My love of reading naturally drew me to writing, as my love of theatre drove me to write a play. I love the place of the spectator, or reader. Having written many novels, I felt none of that prepared me to write theatre, and I enjoy the challenge. I investigate the communalities and divergences between the two forms of writing, and my work is always concerned with that. In both I’m interested in how the world can contaminate fiction and drama. On stage, I’m interested mostly in what cannot be written, the non-verbal, the silences, and on the theatrical game between the actors.
Joana Bértholo (Lisboa, 1982) is a novelist and a play-writer based in Lisbon, after living abroad for many years, in Europe and South America, with a highlight to the year spent in Buenos Aires, volunteering at Eloisa Cartonera, a very special book publisher that works with the «cartoneros», urban waste scavengers, and their hand-made books.
She holds a degree in Graphic Design (Lisbon’s Fine Arts Faculty) and a PhD in Cultural Studies (Europa-Universität Viadrina, in Germany). Her thesis was selected and published by Routledge Press.
Joana pursues a wide scope of interests through writing, using both the book as the stage as a platform to investigate on ecology, technology, sustainability, narratives, among others. She has published three novels, two books of short-stories and a children’s book with Editorial Caminho, one of the most prestigious Portuguese publishing houses; as well as other texts with other publishers in different collections and anthologies.
For the stage, she began by supporting the dramaturgy for four different creations by the choreographer Madalena Victorino. She then wrote nine short monologues for a Theatre Festival set in the centenary shops of Lisbon. After that she ventured her first long play («Quarto Minguante»), and was responsible for the dramaturgy for another long play and a children’s piece.
More projects and more information at www.unscratchable.info
What role does imagination play in solving collective standstills?

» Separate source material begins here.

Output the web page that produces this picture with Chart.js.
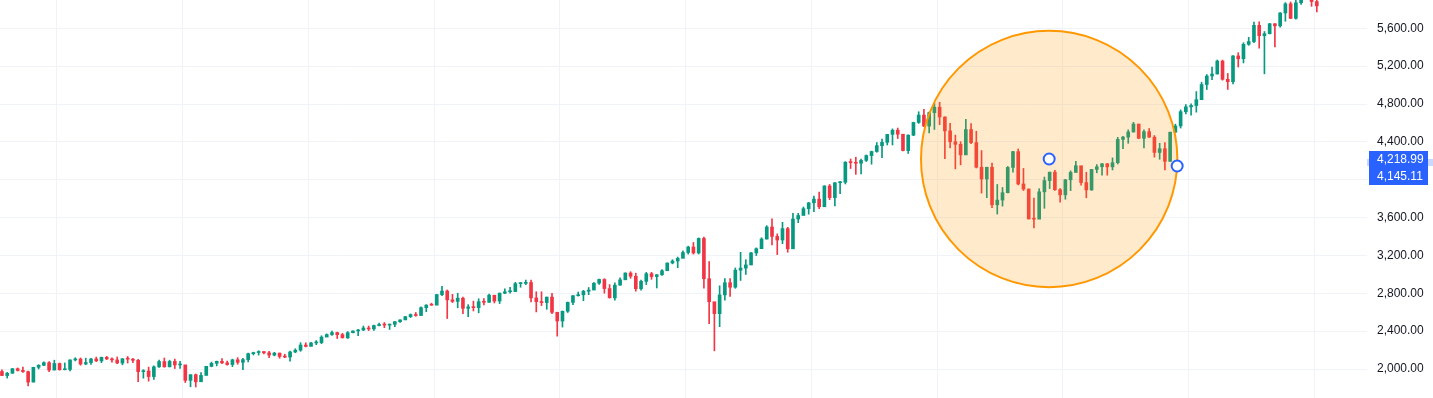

Seven characters in very different situations but united by the same resistance to change: they are not well, but they refuse to change. They fear that the new will be even worse. The world in which they live keeps getting narrower, they have less and less space to circulate, but they try at all costs to keep up with their routines. What is known, what is familiar to them. They refuse to discuss any alternatives.